Please transcribe the data below exactly. Leave the pictures out.

• • • • •

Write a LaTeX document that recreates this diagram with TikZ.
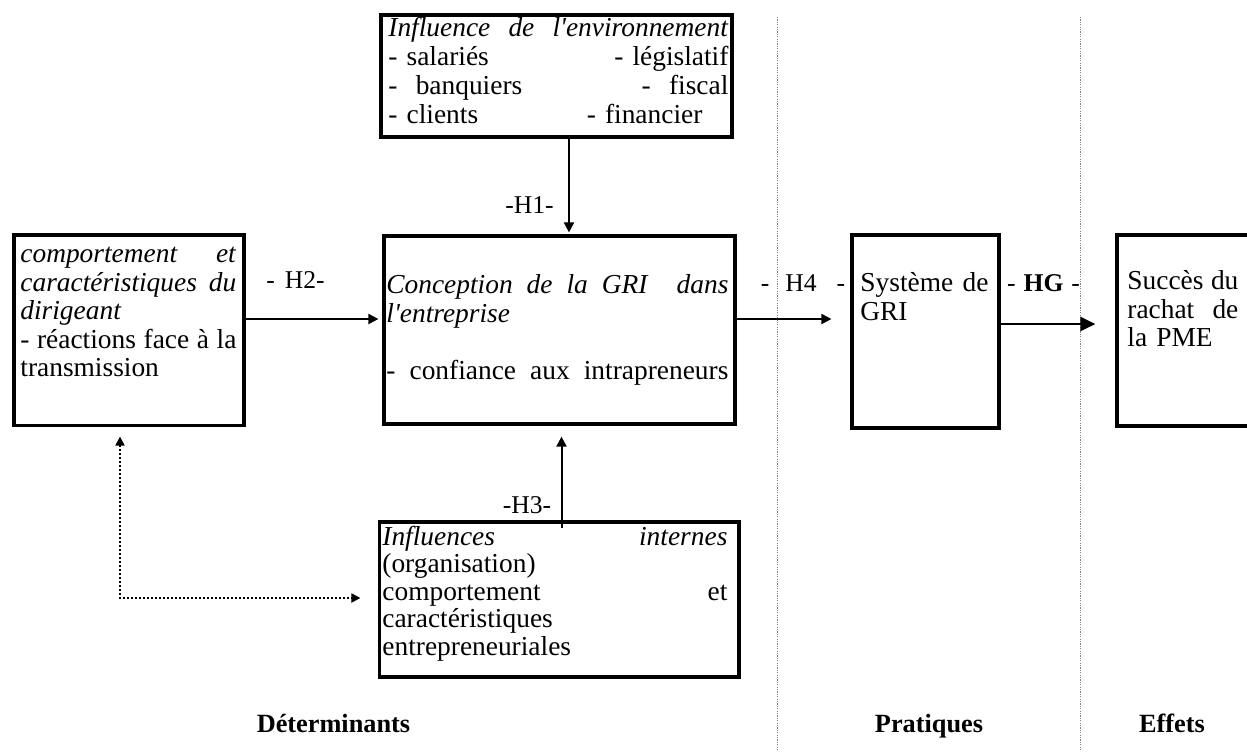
\documentclass[tikz,border=0pt]{standalone}
\usepackage{fontspec}
\setmainfont{Liberation Serif}[Ligatures=TeXOff]
\usetikzlibrary{arrows.meta,fit,calc}

\begin{document}
\begin{tikzpicture}[x=0.5pt,y=-0.5pt,
  box/.style={draw, line width=1.6pt, inner sep=0pt},
  txt/.style={inner sep=0pt, anchor=north west, align=left},
  body/.style={font=\fontsize{13.7}{14.3}\selectfont},
  arr/.style={line width=1pt, -{Triangle[length=5pt,width=5pt]}},
  dotarr/.style={line width=1pt, dash pattern=on 1pt off 1pt,
    {Triangle[length=4.5pt,width=4.5pt]}-{Triangle[length=4.5pt,width=4.5pt]}},
  lab/.style={font=\fontsize{12.8}{14}\selectfont, inner sep=0pt, anchor=base},
  ttl/.style={font=\fontsize{13.15}{14}\selectfont\bfseries, inner sep=0pt, anchor=base},
  sep/.style={draw=black!50, line width=0.6pt, dash pattern=on 0.6pt off 0.6pt}]

\clip (0,0) rectangle (1247,751);

% column separators
\draw[sep] (777.5,17) -- (777.5,751);
\draw[sep] (1080.5,17) -- (1080.5,751);

% frames
\node[box, fit={(381,15) (732,137)}] (env) {};
\node[box, fit={(384,236) (735,424)}] (cbox) {};
\node[box, fit={(14,235) (244,425.5)}] (lbox) {};
\node[box, fit={(379.5,522) (739,677)}] (bbox) {};
\node[box, fit={(852,235) (999,428)}] (sbox) {};
\node[box, fit={(1117,235) (1262,426)}] (ebox) {};

% frame contents
\node[txt, text width=170pt, font=\fontsize{13.7}{14.5}\selectfont] (envt) at (388,15.6) {%
\strut\textit{Influence}\hfill\textit{de}\hfill\textit{l'environnement}\\
- salariés\hfill - législatif\\
-\ \ banquiers\hfill -\ \ fiscal\\
- clients\hfill - financier\hspace{13pt}\mbox{}};

\node[txt, body, text width=108pt] (lboxt) at (20,242) {%
\strut\textit{comportement}\hfill\textit{et}\\
\textit{caractéristiques}\hfill\textit{du}\\
\textit{dirigeant}\\
-\hfill réactions\hfill face\hfill à\hfill la\\
transmission};

\node[txt, body, text width=171pt] (cboxt) at (386,273) {%
\strut\textit{Conception}\hfill\textit{de}\hfill\textit{la}\hfill\textit{GRI}\hfill\hfill\textit{dans}\\
\textit{l'entreprise}\\
\mbox{}\\
-\hfill confiance\hfill aux\hfill intrapreneurs};

\node[txt, text width=172.5pt, font=\fontsize{13.7}{13.75}\selectfont] (bboxt) at (382,525.7) {%
\strut\textit{Influences}\hfill\textit{internes}\\
(organisation)\\
comportement\hfill et\\
caractéristiques\\
entrepreneuriales};

\node[txt, body, text width=64pt] (sboxt) at (860,271) {%
\strut Système\hfill de\\
GRI};

\node[txt, body, text width=55.5pt] (eboxt) at (1127,269) {%
\strut Succès\hfill du\\
rachat\hfill de\\
la PME};

% connectors
\coordinate (h1) at (569,0);
\coordinate (h3) at (561.5,0);
\coordinate (ya) at (0,319);
\coordinate (yb) at (0,324);
\coordinate (dc) at (120,598);

\draw[arr, shorten >=1pt] (h1 |- env.south) -- (h1 |- cbox.north);
\draw[arr, shorten >=2pt] (lbox.east |- ya) -- (cbox.west |- ya);
\draw[arr, shorten >=9.5pt] (cbox.east |- ya) -- (sbox.west |- ya);
\draw[line width=1.3pt, -{Triangle[length=7.5pt,width=7pt]}, shorten >=10pt]
  (sbox.east |- yb) -- (ebox.west |- yb);
\draw[arr, shorten >=5.5pt] ($(h3 |- bbox.north)+(0,8)$) -- (h3 |- cbox.south);
\draw[dotarr, shorten <=4.75pt, shorten >=8.75pt]
  (lbox.south -| dc) -- (dc) -- (dc -| bbox.west);

% link labels
\node[lab] (lh1) at (529.5,213) {-H1-};
\node[lab] (lh2) at (295.5,288) {-\hspace{5pt}H2-};
\node[lab] (lh3) at (527,513) {-H3-};
\node[lab] (lh4) at (803,291) {-\hspace{8pt}H4\hspace{10pt}-};
\node[lab] (lhg) at (1043.5,291) {-\hspace{4pt}\textbf{HG}\hspace{4pt}-};

% column titles
\node[ttl] (tdet) at (333.5,732) {Déterminants};
\node[ttl] (tpra) at (929,732) {Pratiques};
\node[ttl] (teff) at (1172,732) {Effets};
\end{tikzpicture}
\end{document}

• • • • •

## ANSWER FOR THE TASK
Write a LaTeX document that recreates this diagram with TikZ.
\documentclass[tikz,border=0pt]{standalone}
\usepackage{fontspec}
\setmainfont{Liberation Serif}[Ligatures=TeXOff]
\usetikzlibrary{arrows.meta,fit,calc}

\begin{document}
\begin{tikzpicture}[x=0.5pt,y=-0.5pt,
  box/.style={draw, line width=1.6pt, inner sep=0pt},
  txt/.style={inner sep=0pt, anchor=north west, align=left},
  body/.style={font=\fontsize{13.7}{14.3}\selectfont},
  arr/.style={line width=1pt, -{Triangle[length=5pt,width=5pt]}},
  dotarr/.style={line width=1pt, dash pattern=on 1pt off 1pt,
    {Triangle[length=4.5pt,width=4.5pt]}-{Triangle[length=4.5pt,width=4.5pt]}},
  lab/.style={font=\fontsize{12.8}{14}\selectfont, inner sep=0pt, anchor=base},
  ttl/.style={font=\fontsize{13.15}{14}\selectfont\bfseries, inner sep=0pt, anchor=base},
  sep/.style={draw=black!50, line width=0.6pt, dash pattern=on 0.6pt off 0.6pt}]

\clip (0,0) rectangle (1247,751);

% column separators
\draw[sep] (777.5,17) -- (777.5,751);
\draw[sep] (1080.5,17) -- (1080.5,751);

% frames
\node[box, fit={(381,15) (732,137)}] (env) {};
\node[box, fit={(384,236) (735,424)}] (cbox) {};
\node[box, fit={(14,235) (244,425.5)}] (lbox) {};
\node[box, fit={(379.5,522) (739,677)}] (bbox) {};
\node[box, fit={(852,235) (999,428)}] (sbox) {};
\node[box, fit={(1117,235) (1262,426)}] (ebox) {};

% frame contents
\node[txt, text width=170pt, font=\fontsize{13.7}{14.5}\selectfont] (envt) at (388,15.6) {%
\strut\textit{Influence}\hfill\textit{de}\hfill\textit{l'environnement}\\
- salariés\hfill - législatif\\
-\ \ banquiers\hfill -\ \ fiscal\\
- clients\hfill - financier\hspace{13pt}\mbox{}};

\node[txt, body, text width=108pt] (lboxt) at (20,242) {%
\strut\textit{comportement}\hfill\textit{et}\\
\textit{caractéristiques}\hfill\textit{du}\\
\textit{dirigeant}\\
-\hfill réactions\hfill face\hfill à\hfill la\\
transmission};

\node[txt, body, text width=171pt] (cboxt) at (386,273) {%
\strut\textit{Conception}\hfill\textit{de}\hfill\textit{la}\hfill\textit{GRI}\hfill\hfill\textit{dans}\\
\textit{l'entreprise}\\
\mbox{}\\
-\hfill confiance\hfill aux\hfill intrapreneurs};

\node[txt, text width=172.5pt, font=\fontsize{13.7}{13.75}\selectfont] (bboxt) at (382,525.7) {%
\strut\textit{Influences}\hfill\textit{internes}\\
(organisation)\\
comportement\hfill et\\
caractéristiques\\
entrepreneuriales};

\node[txt, body, text width=64pt] (sboxt) at (860,271) {%
\strut Système\hfill de\\
GRI};

\node[txt, body, text width=55.5pt] (eboxt) at (1127,269) {%
\strut Succès\hfill du\\
rachat\hfill de\\
la PME};

% connectors
\coordinate (h1) at (569,0);
\coordinate (h3) at (561.5,0);
\coordinate (ya) at (0,319);
\coordinate (yb) at (0,324);
\coordinate (dc) at (120,598);

\draw[arr, shorten >=1pt] (h1 |- env.south) -- (h1 |- cbox.north);
\draw[arr, shorten >=2pt] (lbox.east |- ya) -- (cbox.west |- ya);
\draw[arr, shorten >=9.5pt] (cbox.east |- ya) -- (sbox.west |- ya);
\draw[line width=1.3pt, -{Triangle[length=7.5pt,width=7pt]}, shorten >=10pt]
  (sbox.east |- yb) -- (ebox.west |- yb);
\draw[arr, shorten >=5.5pt] ($(h3 |- bbox.north)+(0,8)$) -- (h3 |- cbox.south);
\draw[dotarr, shorten <=4.75pt, shorten >=8.75pt]
  (lbox.south -| dc) -- (dc) -- (dc -| bbox.west);

% link labels
\node[lab] (lh1) at (529.5,213) {-H1-};
\node[lab] (lh2) at (295.5,288) {-\hspace{5pt}H2-};
\node[lab] (lh3) at (527,513) {-H3-};
\node[lab] (lh4) at (803,291) {-\hspace{8pt}H4\hspace{10pt}-};
\node[lab] (lhg) at (1043.5,291) {-\hspace{4pt}\textbf{HG}\hspace{4pt}-};

% column titles
\node[ttl] (tdet) at (333.5,732) {Déterminants};
\node[ttl] (tpra) at (929,732) {Pratiques};
\node[ttl] (teff) at (1172,732) {Effets};
\end{tikzpicture}
\end{document}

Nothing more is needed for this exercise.